そんな風に、普通のイースト菌だと単一作物みたいにどこも同じものだけど、天然酵母にはストーリーがあるんだ。誰がその菌を初めて、何からできていて、どんな風に受け継いだか……さらにそれをみんなでシェアしあって、誰かの酵母を自分の家で育てていく。そうやって菌や種をシェアするのって、昔は当たり前にあった、すごく豊かな文化だったと思うんだ。そうじゃないと世界中にこんなに菌や種が広がらなかったからね。

パーマカルチャーには「地球を大事に(Care for Earth)」「人を大事に(Care for People)」「豊かさを分かち合う(Share the Abundance)」という3つの大事な倫理があるけど、パンにはそのすべてが詰まっていると思う。特に自分でつくったパンを人にあげるのって、僕はすごく楽しいんだよね。

最近は近所の人に焼きたてパンを理由もなくプレゼントするのにハマっている。ゲリラパン! みんなの喜び方も半端じゃないし、これってとても美しい文化だと思う。食べものを通して豊かさを分かち合い、自然や人とのつながりを育むのは、人間にとってすごく根本的なことだと思うんだ。

たまにこだわりの美味しいパン屋さんに行って買うこともあるけど、自分でつくったパンより美味しいと思うことはあまりない。自分でつくれば、自分の好きな味の、焼きたてのパンが、食べられるわけだから。プライスが付いているものは、どうしてもどこか安い感じがするけど、お金で買えないプライスレスなものには、その瞬間しか存在しない、素晴らしい意味があると思う。
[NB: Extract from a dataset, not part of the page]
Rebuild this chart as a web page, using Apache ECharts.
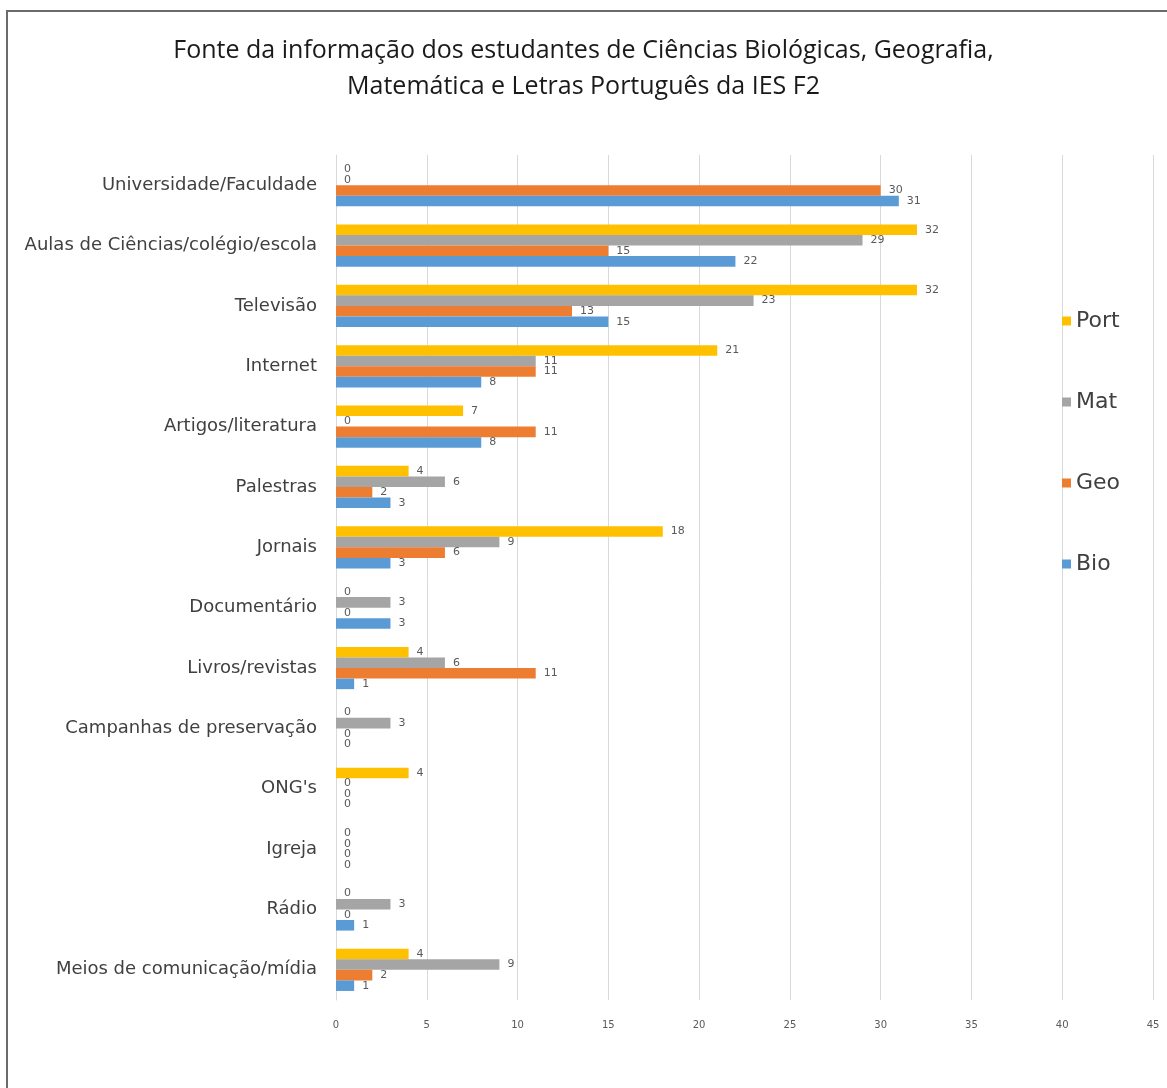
<!DOCTYPE html>
<html>
<head>
<meta charset="utf-8">
<title>Fonte da informação</title>
<script src="https://cdn.jsdelivr.net/npm/echarts@6/dist/echarts.min.js"></script>
<style>
  html, body { margin: 0; padding: 0; background: #fff; }
  #chart { position: absolute; left: 0; top: 0; width: 1167px; height: 1088px; }
  #frame { position: absolute; left: 6px; top: 10px; width: 1170px; height: 1090px;
           border-left: 2px solid #6b6b6b; border-top: 2px solid #6b6b6b; pointer-events: none; }
</style>
</head>
<body>
<div id="chart"></div>
<div id="frame"></div>
<script>
// categories, top to bottom
const categories = [
  'Universidade/Faculdade',
  'Aulas de Ciências/colégio/escola',
  'Televisão',
  'Internet',
  'Artigos/literatura',
  'Palestras',
  'Jornais',
  'Documentário',
  'Livros/revistas',
  'Campanhas de preservação',
  'ONG\'s',
  'Igreja',
  'Rádio',
  'Meios de comunicação/mídia'
]

const port = [0, 32, 32, 21, 7, 4, 18, 0, 4, 0, 4, 0, 0, 4]
const mat = [0, 29, 23, 11, 0, 6, 9, 3, 6, 3, 0, 0, 3, 9]
const geo = [30, 15, 13, 11, 11, 2, 6, 0, 11, 0, 0, 0, 0, 2]
const bio = [31, 22, 15, 8, 8, 3, 3, 3, 1, 0, 0, 0, 1, 1]

const chart = echarts.init(document.getElementById('chart'))

function barSeries (name, data, color) {
  return {
    name: name,
    type: 'bar',
    data: data,
    barGap: '0%',
    barCategoryGap: '30%',
    itemStyle: { color: color },
    label: {
      show: true,
      position: 'right',
      distance: 8,
      fontSize: 11,
      color: '#595959',
      fontFamily: 'DejaVu Sans'
    },
    animation: false
  }
}

chart.setOption({
  title: {
    text: 'Fonte da informação dos estudantes de Ciências Biológicas, Geografia,\nMatemática e Letras Português da IES F2',
    left: 'center',
    top: 28,
    textStyle: {
      fontFamily: 'Open Sans',
      fontWeight: 'normal',
      fontSize: 25,
      lineHeight: 36,
      color: '#1a1a1a'
    }
  },
  legend: {
    orient: 'vertical',
    left: 1057,
    top: 305,
    itemWidth: 9,
    itemHeight: 9,
    itemGap: 59,
    icon: 'rect',
    data: ['Port', 'Mat', 'Geo', 'Bio'],
    textStyle: { fontSize: 22, color: '#404040', fontFamily: 'DejaVu Sans' }
  },
  grid: {
    left: 336,
    right: 14,
    top: 155,
    bottom: 88
  },
  xAxis: {
    type: 'value',
    min: 0,
    max: 45,
    interval: 5,
    axisLine: { show: false },
    axisTick: { show: false },
    axisLabel: { fontSize: 10, color: '#595959', margin: 20, fontFamily: 'DejaVu Sans' },
    splitLine: { lineStyle: { color: '#d9d9d9' } }
  },
  yAxis: {
    type: 'category',
    inverse: true,
    data: categories,
    axisLine: { lineStyle: { color: '#d9d9d9' } },
    axisTick: { show: false },
    axisLabel: { fontSize: 18, color: '#404040', margin: 19, fontFamily: 'DejaVu Sans' }
  },
  series: [
    barSeries('Port', port, '#FFC000'),
    barSeries('Mat', mat, '#A5A5A5'),
    barSeries('Geo', geo, '#ED7D31'),
    barSeries('Bio', bio, '#5B9BD5')
  ]
})
</script>
</body>
</html>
命の世界ってそういうものなんじゃないかな。

こんな感じで、僕はパンを通して「消費者から創造者へ」という道を歩んだんだけど、パンに限らず、味噌だって家具だって、自分でつくろうと思ったらつくれるんだ。何をどうやって手に入れるかで、自分の世界が変わる。資本主義社会に出回る数字の並んだ「商品」より、自分や近所の人や自然がつくったもののほうが、自分たちの近くにあって、もっと心身を深く満たすものだと思うんだ。